Nous pouvons habiter une maison d’une centaine de m2
à Shenzhen, ce qui serait difficile à Hongkong. Le frère de Zhang
Yu a acheté un deux pièces de 35 m2 à Hongkong
et a payé plus d’un million de yuans. » Selon ses dires, leur
vie est aisée.
Bien qu’ils
ne semblent pas souffrir de la séparation, les Hongkongais travaillant
à Shenzhen sont obligés de bien réfléchir à l’éducation de leurs
enfants. Laisser les enfants aller à l’école de Hongkong ne vaut
pas autant que les garder auprès de soi. Du Xiaoyi, directrice
de l’École primaire Luoling de Shenzhen, a expliqué : « Grâce
au bon environnement de gestion et d’éducation de notre école,
nous comptons bon nombre d’enfants hongkongais qui ont une bonne
conduite et de bonnes notes. »
Ceux qui fréquentent les écoles de Shenzhen représentent différentes
situations. Certains retournent à Hongkong une fois par
semaine, soit pour des cours extrascolaires, soit pour visiter
des parents; d’autres y retournent une fois l’an, seulement pour
voyager. Shenzhen est alors tout à fait leur deuxième pays natal.
En conclusion, Yang Xiabo
déclare : « Bien sûr, les Hongkongais viennent à Shenzhen,
car il est facile d’y gagner de l’argent, de trouver une épouse
et les produits sont bon marché. Il est donc évident que davantage
d’entre eux souhaitent y venir ». Cette année, l’application
du CEPA sera une occasion d’insuffler un nouvel élan à Hongkong,
et Shenzhen sera la première bénéficiaire de cet essor.

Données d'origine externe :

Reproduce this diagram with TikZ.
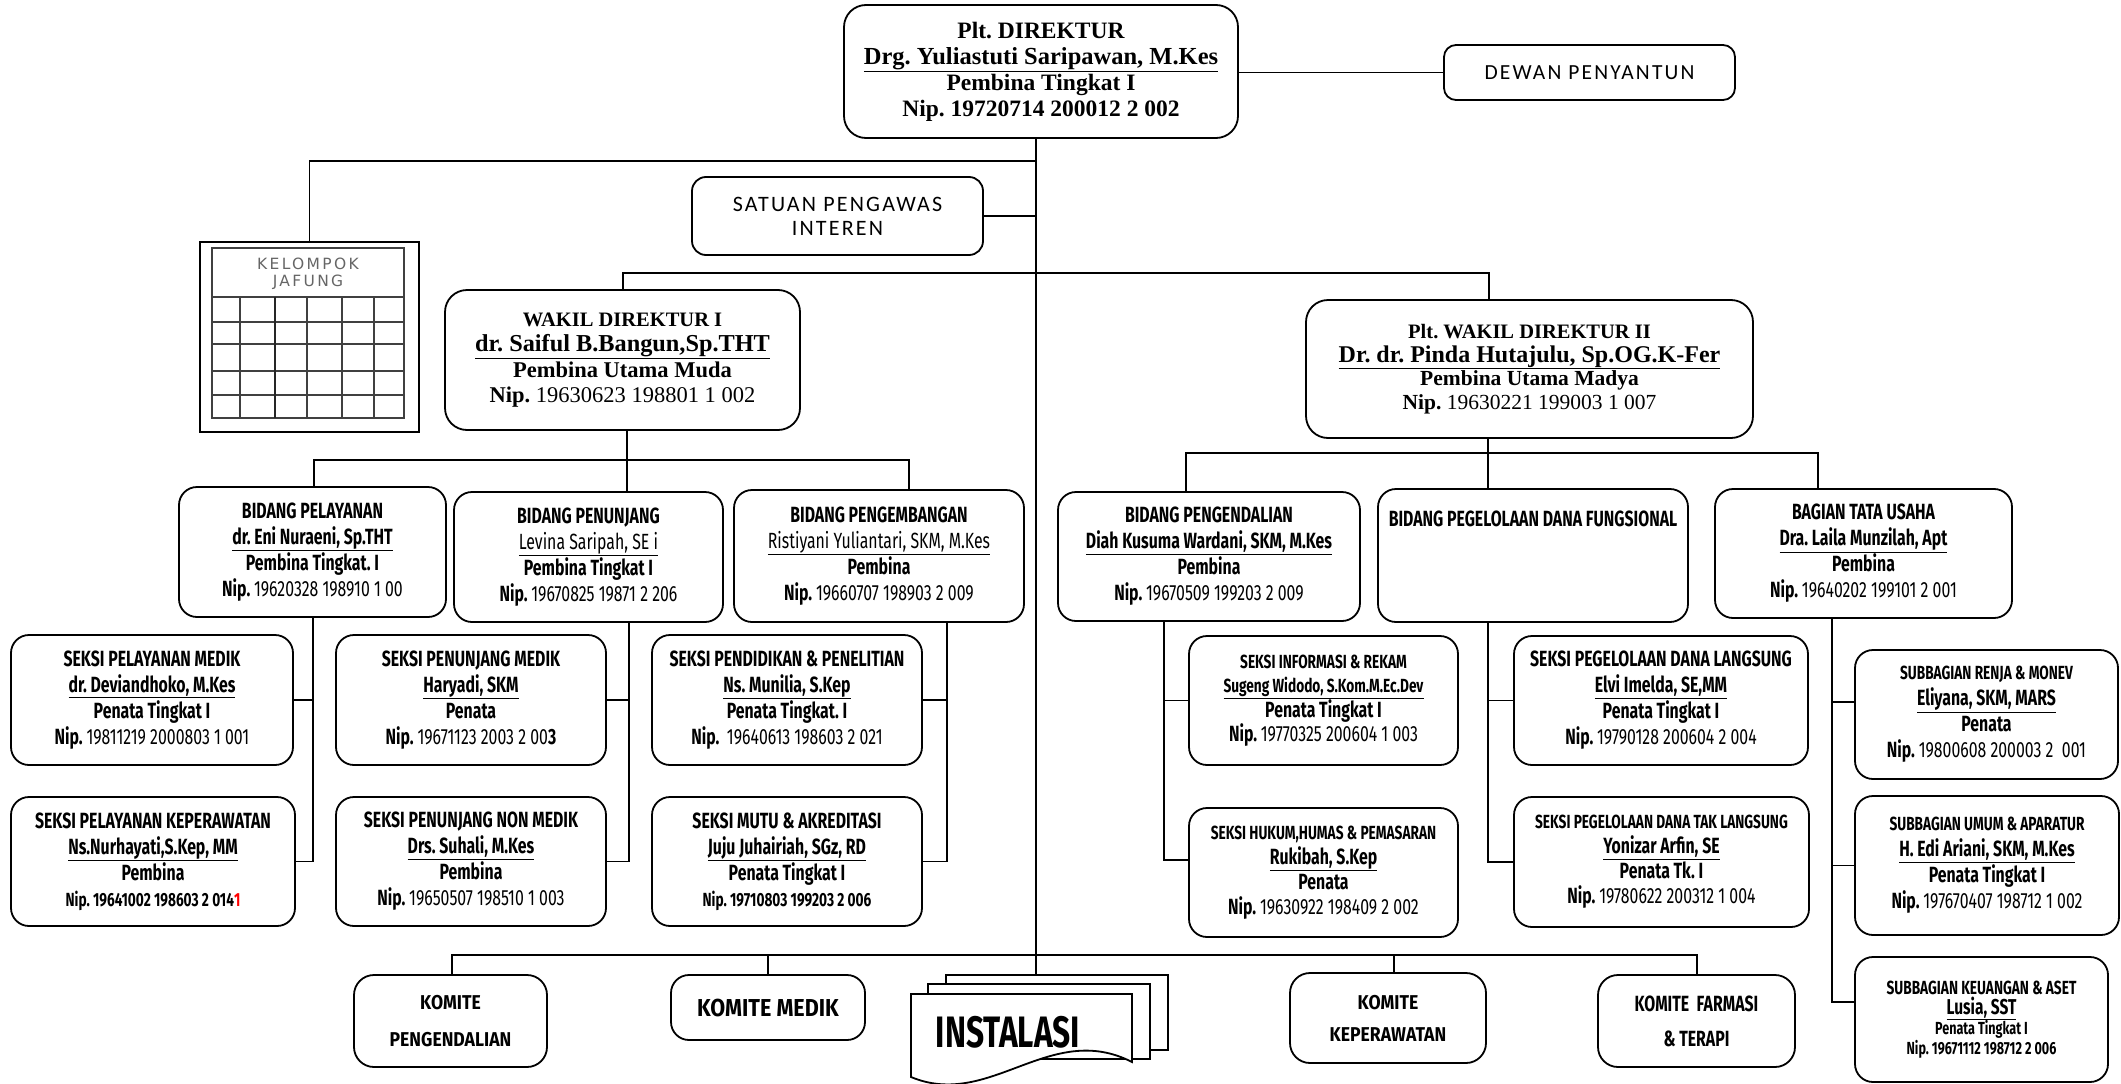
\documentclass[tikz,border=0pt]{standalone}
\usepackage{fontspec}
\setmainfont{Liberation Serif}
\newfontfamily\agency[FakeStretch=0.72]{Fira Sans}
\newfontfamily\agencyk[FakeStretch=0.88]{Fira Sans}
\newfontfamily\calib[LetterSpace=10]{Carlito}
\newfontfamily\jaf[LetterSpace=15]{DejaVu Sans}
\newcommand{\dg}[1]{{\mdseries #1}}
\newcommand{\sm}{\fontsize{19}{26}\selectfont}
\frenchspacing
\begin{document}
\begin{tikzpicture}[x=1pt,y=-1pt,
  bx/.style={draw, line width=1.8pt, rounded corners=18pt, inner sep=0pt, outer sep=0pt, align=center, fill=white},
  ln/.style={line width=1.6pt},
  ag/.style={font=\agency\fontsize{22}{26}\selectfont\bfseries},
  kom/.style={font=\agencyk\bfseries},
]
\useasboundingbox (0,0) rectangle (2121,1084);

% ---------- top level ----------
\node[bx, rounded corners=22pt, minimum width=394pt, minimum height=133pt,
      font=\fontsize{23.5}{26}\selectfont\bfseries] (direktur) at (1041,71.5)
  {Plt. DIREKTUR\\{\fontsize{24.5}{26}\selectfont\underline{Drg. Yuliastuti Saripawan, M.Kes}}\\Pembina Tingkat I\\Nip. 19720714 200012 2 002};
\node[bx, rounded corners=12pt, minimum width=291pt, minimum height=55pt,
      font=\calib\fontsize{21.5}{24}\selectfont] (dewan) at (1589.5,72.5) {DEWAN PENYANTUN};
\node[bx, rounded corners=14pt, minimum width=291pt, minimum height=78pt,
      font=\calib\fontsize{22}{24}\selectfont] (satuan) at (837.5,216) {SATUAN PENGAWAS\\INTEREN};

% ---------- kelompok jafung ----------
\node[draw, line width=1.5pt, minimum width=219pt, minimum height=190pt, inner sep=0pt, outer sep=0pt] (jafung) at (309.5,337) {};
\draw[line width=1.8pt, black!75] (212,248) rectangle (404,418);
\foreach \yy in {297,322,344,371,395} \draw[line width=1.5pt, black!75] (212,\yy) -- (404,\yy);
\foreach \xx in {240,307,342,374} \draw[line width=1.5pt, black!75] (\xx,297) -- (\xx,418);
\draw[line width=2.4pt, black!85] (275,297) -- (275,418);
\node[font=\jaf\fontsize{15.5}{17}\selectfont, text=black!60, align=center] (jaftxt) at (308,274) {KELOMPOK\\JAFUNG};

% ---------- wakil direktur ----------
\node[bx, rounded corners=22pt, minimum width=355pt, minimum height=140pt,
      font=\fontsize{22.5}{25.5}\selectfont\bfseries] (wakil1) at (622.5,360)
  {{\fontsize{20.5}{25.5}\selectfont WAKIL DIREKTUR I}\\{\fontsize{24.3}{25.5}\selectfont\underline{dr. Saiful B.Bangun,Sp.THT}}\\Pembina Utama Muda\\Nip. \dg{19630623 198801 1 002}};
\node[bx, rounded corners=22pt, minimum width=447pt, minimum height=138pt,
      font=\fontsize{21.5}{23.5}\selectfont\bfseries] (wakil2) at (1529.5,369)
  {{\fontsize{20.5}{23.5}\selectfont Plt. WAKIL DIREKTUR II}\\{\fontsize{24}{23.5}\selectfont\underline{Dr. dr. Pinda Hutajulu, Sp.OG.K-Fer}}\\Pembina Utama Madya\\Nip. \dg{19630221 199003 1 007}};

% ---------- bidang ----------
\node[bx, ag, minimum width=267pt, minimum height=130pt] (bidPel) at (312.5,552)
  {BIDANG PELAYANAN\\\underline{dr. Eni Nuraeni, Sp.THT}\\Pembina Tingkat. I\\Nip. \dg{19620328 198910 1 00}};
\node[bx, ag, minimum width=269pt, minimum height=130pt] (bidPen) at (588.5,557)
  {BIDANG PENUNJANG\\\dg{\underline{Levina Saripah, SE i}}\\Pembina Tingkat I\\Nip. \dg{19670825 19871 2 206}};
\node[bx, ag, minimum width=290pt, minimum height=132pt] (bidPeng) at (879,556)
  {BIDANG PENGEMBANGAN\\\dg{\underline{Ristiyani Yuliantari, SKM, M.Kes}}\\Pembina\\Nip. \dg{19660707 198903 2 009}};
\node[bx, ag, minimum width=302pt, minimum height=129pt] (bidPengend) at (1209,556.5)
  {BIDANG PENGENDALIAN\\\underline{Diah Kusuma Wardani, SKM, M.Kes}\\Pembina\\Nip. \dg{19670509 199203 2 009}};
\node[bx, ag, minimum width=310pt, minimum height=133pt] (bidDana) at (1533,555.5) {};
\node[ag] (bidDanaT) at (1533,519) {BIDANG PEGELOLAAN DANA FUNGSIONAL};
\node[bx, ag, minimum width=297pt, minimum height=129pt] (tataUsaha) at (1863.5,553.5)
  {BAGIAN TATA USAHA\\\underline{Dra. Laila Munzilah, Apt}\\Pembina\\Nip. \dg{19640202 199101 2 001}};

% ---------- seksi ----------
\node[bx, ag, minimum width=282pt, minimum height=130pt] (sPelMed) at (152,700)
  {SEKSI PELAYANAN MEDIK\\\underline{dr. Deviandhoko, M.Kes}\\Penata Tingkat I\\Nip. \dg{19811219 2000803 1 001}};
\node[bx, ag, minimum width=284pt, minimum height=129pt] (sPelKep) at (153,861.5)
  {SEKSI PELAYANAN KEPERAWATAN\\\underline{Ns.Nurhayati,S.Kep, MM}\\Pembina\\{\sm Nip. 19641002 198603 2 014\textcolor{red}{1}}};
\node[bx, ag, minimum width=270pt, minimum height=130pt] (sPenMed) at (471,700)
  {SEKSI PENUNJANG MEDIK\\\underline{Haryadi, SKM}\\Penata\\Nip. \dg{19671123 2003 2 00}3};
\node[bx, ag, minimum width=270pt, minimum height=129pt] (sPenNon) at (471,861.5)
  {SEKSI PENUNJANG NON MEDIK\\\underline{Drs. Suhali, M.Kes}\\Pembina\\Nip. \dg{19650507 198510 1 003}};
\node[bx, ag, minimum width=270pt, minimum height=130pt] (sPend) at (787,700)
  {SEKSI PENDIDIKAN \& PENELITIAN\\\underline{Ns. Munilia, S.Kep}\\Penata Tingkat. I\\Nip.\ \ \dg{19640613 198603 2 021}};
\node[bx, ag, minimum width=270pt, minimum height=129pt] (sMutu) at (787,861.5)
  {SEKSI MUTU \& AKREDITASI\\\underline{Juju Juhairiah, SGz, RD}\\Penata Tingkat I\\{\sm Nip. 19710803 199203 2 006}};

\node[bx, ag, font=\agency\fontsize{22}{24}\selectfont\bfseries, minimum width=269pt, minimum height=129pt] (sInfo) at (1323.5,700.5)
  {{\sm SEKSI INFORMASI \& REKAM}\\{\sm\underline{Sugeng Widodo, S.Kom.M.Ec.Dev}}\\Penata Tingkat I\\Nip. \dg{19770325 200604 1 003}};
\node[bx, ag, font=\agency\fontsize{22}{25}\selectfont\bfseries, minimum width=269pt, minimum height=129pt] (sHukum) at (1323.5,872.5)
  {{\sm SEKSI HUKUM,HUMAS \& PEMASARAN}\\\underline{Rukibah, S.Kep}\\Penata\\Nip. \dg{19630922 198409 2 002}};
\node[bx, ag, minimum width=294pt, minimum height=129pt] (sDanaL) at (1661,700.5)
  {SEKSI PEGELOLAAN DANA LANGSUNG\\\underline{Elvi Imelda, SE,MM}\\Penata Tingkat I\\Nip. \dg{19790128 200604 2 004}};
\node[bx, ag, font=\agency\fontsize{22}{25}\selectfont\bfseries, minimum width=295pt, minimum height=130pt] (sDanaTL) at (1661.5,862)
  {{\sm SEKSI PEGELOLAAN DANA TAK LANGSUNG}\\\underline{Yonizar Arfin, SE}\\Penata Tk. I\\Nip. \dg{19780622 200312 1 004}};
\node[bx, ag, minimum width=263pt, minimum height=129pt] (sRenja) at (1986.5,714.5)
  {{\sm SUBBAGIAN RENJA \& MONEV}\\\underline{Eliyana, SKM, MARS}\\Penata\\Nip. \dg{19800608 200003 2 \ 001}};
\node[bx, ag, minimum width=264pt, minimum height=139pt] (sUmum) at (1987,865.5)
  {{\sm SUBBAGIAN UMUM \& APARATUR}\\\underline{H. Edi Ariani, SKM, M.Kes}\\Penata Tingkat I\\Nip. \dg{197670407 198712 1 002}};
\node[bx, ag, font=\agency\fontsize{21.5}{20}\selectfont\bfseries, minimum width=253pt, minimum height=125pt] (sKeu) at (1981.5,1019.5)
  {{\fontsize{19}{20}\selectfont SUBBAGIAN KEUANGAN \& ASET}\\\underline{Lusia, SST}\\{\fontsize{17.5}{20}\selectfont Penata Tingkat I}\\{\fontsize{17.5}{20}\selectfont Nip. 19671112 198712 2 006}};

% ---------- komite + instalasi ----------
\node[bx, kom, font=\agencyk\fontsize{20}{37}\selectfont\bfseries, rounded corners=20pt, minimum width=193pt, minimum height=92pt] (kPeng) at (450.5,1021) {KOMITE\\PENGENDALIAN};
\node[bx, kom, font=\agencyk\fontsize{24.5}{30}\selectfont\bfseries, rounded corners=18pt, minimum width=194pt, minimum height=65pt] (kMed) at (768,1007.5) {KOMITE MEDIK};
\node[bx, kom, font=\agencyk\fontsize{20}{32}\selectfont\bfseries, rounded corners=20pt, minimum width=196pt, minimum height=90pt] (kKep) at (1388,1018) {KOMITE\\KEPERAWATAN};
\node[bx, kom, font=\agency\fontsize{22}{35}\selectfont\bfseries, rounded corners=20pt, minimum width=197pt, minimum height=92pt] (kFar) at (1696.5,1021) {KOMITE\ \ FARMASI\\\& TERAPI};

\draw[line width=1.8pt, fill=white] (946,975) rectangle (1168,1050);
\draw[line width=1.8pt, fill=white] (928,984) rectangle (1150,1059);
\draw[line width=1.8pt, fill=white] (911,994) -- (1132,994) -- (1132,1062)
   .. controls (1050,1020) and (990,1110) .. (911,1077) -- cycle;
\node[font=\agency\fontsize{44}{46}\selectfont\bfseries] (inst) at (1008,1032) {INSTALASI};
\coordinate (instTop) at (1036,975);

% ---------- connectors ----------
\coordinate (trk) at (1036,0);
\draw[ln] (direktur.south -| trk) -- (instTop);
\draw[ln] (direktur.east |- dewan.west) -- (dewan.west);
\coordinate (jA) at (1036,161);
\draw[ln] (jafung.north) |- (jA);
\draw[ln] (satuan.east) -- (satuan.east -| trk);

\coordinate (bW1) at (623,273);
\coordinate (bW2) at (1489,273);
\draw[ln] (wakil1.north -| bW1) -- (bW1) -- (bW2) -- (wakil2.north -| bW2);

\coordinate (bL1) at (314,460);
\coordinate (bL2) at (627,460);
\coordinate (bL3) at (909,460);
\draw[ln] (wakil1.south -| bL2) -- (bidPen.north -| bL2);
\draw[ln] (bidPel.north -| bL1) -- (bL1) -- (bL3) -- (bidPeng.north -| bL3);

\coordinate (bR1) at (1186,453);
\coordinate (bR2) at (1488,453);
\coordinate (bR3) at (1818,453);
\draw[ln] (wakil2.south -| bR2) -- (bidDana.north -| bR2);
\draw[ln] (bidPengend.north -| bR1) -- (bR1) -- (bR3) -- (tataUsaha.north -| bR3);

\coordinate (v1) at (313,0);
\coordinate (v2) at (629,0);
\coordinate (v3) at (947,0);
\coordinate (v4) at (1164,0);
\coordinate (v5) at (1488,0);
\coordinate (v6) at (1832,0);
\draw[ln] (bidPel.south -| v1) -- (sPelKep.east -| v1) -- (sPelKep.east);
\draw[ln] (sPelMed.east) -- (sPelMed.east -| v1);
\draw[ln] (bidPen.south -| v2) -- (sPenNon.east -| v2) -- (sPenNon.east);
\draw[ln] (sPenMed.east) -- (sPenMed.east -| v2);
\draw[ln] (bidPeng.south -| v3) -- (sMutu.east -| v3) -- (sMutu.east);
\draw[ln] (sPend.east) -- (sPend.east -| v3);
\draw[ln] (bidPengend.south -| v4) -- ([yshift=12.5pt]sHukum.west -| v4) -- ([yshift=12.5pt]sHukum.west);
\draw[ln] (sInfo.west) -- (sInfo.west -| v4);
\draw[ln] (bidDana.south -| v5) -- (sDanaTL.west -| v5) -- (sDanaTL.west);
\draw[ln] (sDanaL.west) -- (sDanaL.west -| v5);
\draw[ln] (tataUsaha.south -| v6) -- ([yshift=17.5pt]sKeu.west -| v6) -- ([yshift=17.5pt]sKeu.west);
\draw[ln] ([yshift=12.5pt]sRenja.west) -- ([yshift=12.5pt]sRenja.west -| v6);
\draw[ln] (sUmum.west) -- (sUmum.west -| v6);

\coordinate (kb1) at (452,955);
\coordinate (kb5) at (1697,955);
\draw[ln] (kPeng.north -| kb1) -- (kb1) -- (kb5) -- (kFar.north -| kb5);
\draw[ln] (kMed.north) -- (kMed.north |- kb1);
\draw[ln] ([xshift=6pt]kKep.north) -- ([xshift=6pt]kKep.north |- kb1);
\end{tikzpicture}
\end{document}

Dans le
futur, Hongkong et Shenzhen s’associeront pour accomplir une cause
grandiose.
Wei Dazhi,
directeur de l’Institut de recherche sur l’économie industrielle
de l’université de Shenzhen, décrit le plan d’intégration de Shenzhen
et de Hongkong qu’il souhaiterait : «Entre Shenzhen et Hongkong,
il faudrait avoir non seulement des droits de douane communs,
un commerce des services et des marchandises en coopération, mais
encore un déplacement efficace des facteurs de production, de
même qu’une bonne circulation des marchandises, de la main-d’œuvre,
des fonds et des services, afin de parvenir au niveau d’intégration
de l’Union européenne avant
l’adoption de l’euro.
Cette intégration de type « marché commun » serait
le meilleur modèle d’intégration entre Shenzhen et Hongkong.